DNA is a large molecule made up of variable bases (adenine, thymine, cytosine, guanine). The precise sequence and location of these bases determines what structure a second molecule, mRNA (messenger RNA) has once it’s “read” the template DNA. In turn, the sequence and location of mRNA bases determines what amino acids will be chosen in the assembly of a given protein that the original DNA encoded for, once it reaches a ribosome and is constructed by tRNA (transfer RNA).
DNA can also code for ribosomal RNA which makes up ribosomes, and tRNA.
mRNA stands for messenger ribonucleic acid. DNA is deoxyribonucleic acid, and the only difference really is in the sugar in the backbone. A more important difference is that mRNA is single-stranded unlike double-stranded DNA. Additionally, instead of the base thymine, mRNA uses uracil. So while adenine pairs up with thymine in DNA, it pairs up with uracil in mRNA. Knowing that, the mRNA derived from this DNA (looking at the top strand) would be as follows:
DNA: ATGGGTACAAATGC (top strand)
TACCCATGTTTACG (bottom strand)
mRNA: AUGGGUACAAAUGC (single strand)
As you can see, both the top DNA strand and the mRNA are complementary to the bottom DNA strand (in reality either top or bottom may be read, but for simplicity we only look at the top strand whenever it’s given – we assume that is the gene of interest). Therefore the top strand may be called the coding strand while the bottom is the template strand. It’s called template because it’s the bit of DNA used to actually build up the mRNA according to. The result? The coding strand of DNA except that T is replaced by U!
How is mRNA read? An amino acid is coded for by 3 bases in a row. These are called triplets. AUG codes for methionine (Met) which happens to be the amino acid which signals that a new gene starts, if at a certain position within the overall code. Therefore it’s known as a start codon.
The 3 Secrets of mRNA/DNA
There are 3 key properties of the genetic code which regulate its activity.
1. The genetic code is universal. That’s right, the 4 bases are the same in all living things – humans, apples, worms, swans, oak trees, etc.! Moreover, the amino acids coded for by these bases are also completely the same, so AUG codes for the amino acid methionine in all living organisms.
2. The genetic code is non-overlapping, so if you have an mRNA AUGCGA it would be read “AUG”, “CGA” and not “AUG”, “UGC”. The amino acids obtained would be methionine and arginine (Arg).

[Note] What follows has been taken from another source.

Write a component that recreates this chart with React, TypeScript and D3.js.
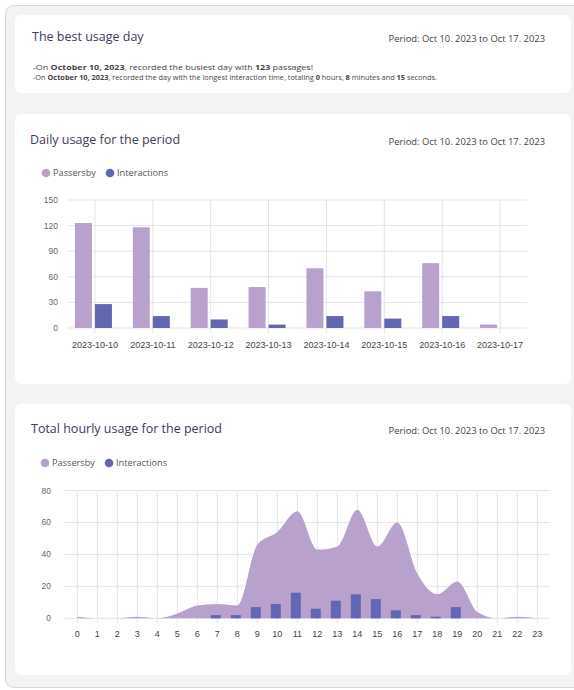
import React from "react";
import * as d3 from "d3";

const periodLabel = "Period: Oct 10. 2023 to Oct 17. 2023";
const dailyDates = ["2023-10-10", "2023-10-11", "2023-10-12", "2023-10-13", "2023-10-14", "2023-10-15", "2023-10-16", "2023-10-17"];
const dailyPassersby = [123, 118, 47, 48, 70, 43, 76, 4];
const dailyInteractions = [28, 14, 10, 4, 14, 11, 14, 0];
const dailyTicks = [0, 30, 60, 90, 120, 150];

const hours = d3.range(0, 24).map(String);
const hourlyPassersby = [1, 0, 0, 1, 0, 3, 8, 9, 8, 46, 54, 67, 43, 45, 68, 45, 60, 28, 15, 23, 4, 0, 1, 0];
const hourlyInteractions = [0, 0, 0, 0, 0, 0, 0, 2, 2, 7, 9, 16, 6, 11, 15, 12, 5, 2, 1, 7, 0, 0, 0, 0];
const hourlyTicks = [0, 20, 40, 60, 80];

const C_PASS = "#b8a2cd";
const C_INT = "#6366b2";
const GRID = "#e4e4e8";
const TITLE_FONT = "'Open Sans', 'Noto Sans', sans-serif";
const AXIS_FONT = "'Liberation Sans', Arial, sans-serif";

function Card({ x, y, w, h }: { x: number; y: number; w: number; h: number }) {
  return <rect x={x} y={y} width={w} height={h} rx={6} fill="#ffffff" />;
}

function Header({ y, title, x }: { y: number; title: string; x: number }) {
  return (
    <g>
      <text x={x} y={y} fontFamily={TITLE_FONT} fontSize={12.5} fill="#3d3b57">{title}</text>
      <text x={545} y={y + 1} textAnchor="end" fontFamily={TITLE_FONT} fontSize={9.4} fill="#444">{periodLabel}</text>
    </g>
  );
}

function Legend({ x, y }: { x: number; y: number }) {
  return (
    <g fontFamily={TITLE_FONT} fontSize={9.2} fill="#555">
      <circle cx={x} cy={y} r={4.3} fill={C_PASS} />
      <text x={x + 7} y={y + 3.3}>Passersby</text>
      <circle cx={x + 64} cy={y} r={4.3} fill={C_INT} />
      <text x={x + 71} y={y + 3.3}>Interactions</text>
    </g>
  );
}

function DailyChart() {
  const x = d3.scaleBand().domain(dailyDates).range([66, 529]);
  const y = d3.scaleLinear().domain([0, 150]).range([328, 200]);
  const bw = 17;
  return (
    <g>
      {dailyTicks.map((t) => (
        <g key={t}>
          <line x1={68} x2={527} y1={y(t)} y2={y(t)} stroke={GRID} strokeWidth={1} />
          <text x={58} y={y(t) + 3} textAnchor="end" fontFamily={AXIS_FONT} fontSize={8.5} fill="#666">{t}</text>
        </g>
      ))}
      {dailyDates.map((d) => {
        const cx = x(d)! + x.bandwidth() / 2;
        return (
          <g key={d}>
            <line x1={cx} x2={cx} y1={200} y2={333} stroke={GRID} strokeWidth={1} />
            <text x={cx} y={348} textAnchor="middle" fontFamily={AXIS_FONT} fontSize={9} fill="#444">{d}</text>
          </g>
        );
      })}
      {dailyDates.map((d, i) => {
        const cx = x(d)! + x.bandwidth() / 2;
        return (
          <g key={"b" + d}>
            <rect x={cx - 3 - bw} y={y(dailyPassersby[i])} width={bw} height={y(0) - y(dailyPassersby[i])} fill={C_PASS} />
            {dailyInteractions[i] > 0 && (
              <rect x={cx} y={y(dailyInteractions[i])} width={bw} height={y(0) - y(dailyInteractions[i])} fill={C_INT} />
            )}
          </g>
        );
      })}
    </g>
  );
}

function HourlyChart() {
  const x = d3.scaleBand().domain(hours).range([67.3, 547.3]);
  const y = d3.scaleLinear().domain([0, 80]).range([618.3, 490.5]);
  const cx = (h: string) => x(h)! + x.bandwidth() / 2;
  const area = d3
    .area<number>()
    .x((_, i) => cx(hours[i]))
    .y0(y(0))
    .y1((d) => y(d))
    .curve(d3.curveMonotoneX);
  return (
    <g>
      {hourlyTicks.map((t) => (
        <g key={t}>
          <line x1={63} x2={550} y1={y(t)} y2={y(t)} stroke={GRID} strokeWidth={1} />
          <text x={51} y={y(t) + 3} textAnchor="end" fontFamily={AXIS_FONT} fontSize={8.5} fill="#666">{t}</text>
        </g>
      ))}
      {hours.map((h) => (
        <g key={h}>
          <line x1={cx(h)} x2={cx(h)} y1={490.5} y2={623} stroke={GRID} strokeWidth={1} />
          <text x={cx(h)} y={637} textAnchor="middle" fontFamily={AXIS_FONT} fontSize={9} fill="#444">{h}</text>
        </g>
      ))}
      <path d={area(hourlyPassersby) || ""} fill={C_PASS} />
      {hours.map((h, i) =>
        hourlyInteractions[i] > 0 ? (
          <rect key={"b" + h} x={cx(h) - 6.5} y={y(hourlyInteractions[i])} width={10} height={y(0) - y(hourlyInteractions[i])} fill={C_INT} />
        ) : null
      )}
    </g>
  );
}

export default function App() {
  return (
    <svg width={574} height={690} style={{ position: "absolute", left: 0, top: 0, display: "block" }}>
      <rect x={0} y={0} width={574} height={690} fill="#ffffff" />
      <rect x={5.5} y={5.5} width={600} height={682} rx={8} fill="#f3f3f2" stroke="#d8d8d8" strokeWidth={1} />
      <Card x={15} y={15} w={556} h={78} />
      <Card x={15} y={114} w={556} h={270} />
      <Card x={15} y={404} w={556} h={271} />

      <Header x={32} y={41} title="The best usage day" />
      <g fontFamily={TITLE_FONT} fontSize={7} fill="#444">
        <text x={33} y={70} textLength={280} lengthAdjust="spacingAndGlyphs">
          -On <tspan fontWeight="bold">October 10, 2023</tspan>, recorded the busiest day with <tspan fontWeight="bold">123</tspan> passages!
        </text>
        <text x={33} y={80} textLength={404} lengthAdjust="spacingAndGlyphs">
          -On <tspan fontWeight="bold">October 10, 2023</tspan>, recorded the day with the longest interaction time, totaling <tspan fontWeight="bold">0</tspan> hours, <tspan fontWeight="bold">8</tspan> minutes and <tspan fontWeight="bold">15</tspan> seconds.
        </text>
      </g>

      <Header x={30} y={144} title="Daily usage for the period" />
      <Legend x={46} y={173} />
      <DailyChart />

      <Header x={31} y={433} title="Total hourly usage for the period" />
      <Legend x={45} y={463} />
      <HourlyChart />
    </svg>
  );
}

Tables and diagrams showing you what codes corresponds to what amino acids are widely available and you won’t be expected to memorise them.
3. The genetic code is degenerate. That might sound slightly offensive, but bear with! Look above, what do the triplet codes UGU and UGC code for (start reading from the inside out by picking each letter)? They both code for cysteine (Cys). How about CUU, CUA, CUC and CUG? They all code for leucine (Leu). This property of different triplet codes coding for the same amino acid is why the genetic code is termed degenerate.
tRNA (Transfer RNA)
We know DNA is double-stranded and uses A, G, C and T bases, while mRNA is single-stranded and uses U instead of T. What about tRNA? Well, tRNA is a very different soup indeed.
It’s clover-shaped and uses the same bases as mRNA. It is single-stranded, and where one part of the strand meets another there are hydrogen bonds between bases just like in DNA except that in DNA there are 2 strands bonded rather than 2 parts of the same strand).
At the top of tRNA as seen above there is an amino acid binding site (P is seen as attached), while at the bottom there is an anticodon – in this case it’s GAA. The anticodon is complementary to an mRNA codon (triplet code – in this case it would have to be CUU).
Eukaryotic DNA is mostly non-coding. Many regions of it are simply repeats of the same sequence. Within genes there are also regions of genetic code that do not code for amino acids and hence do not become part of a polypeptide chain.
The regions inside a gene that are not used, are cut out before translation into the polypeptide. They are called introns while the regions that make it to translation are called exons.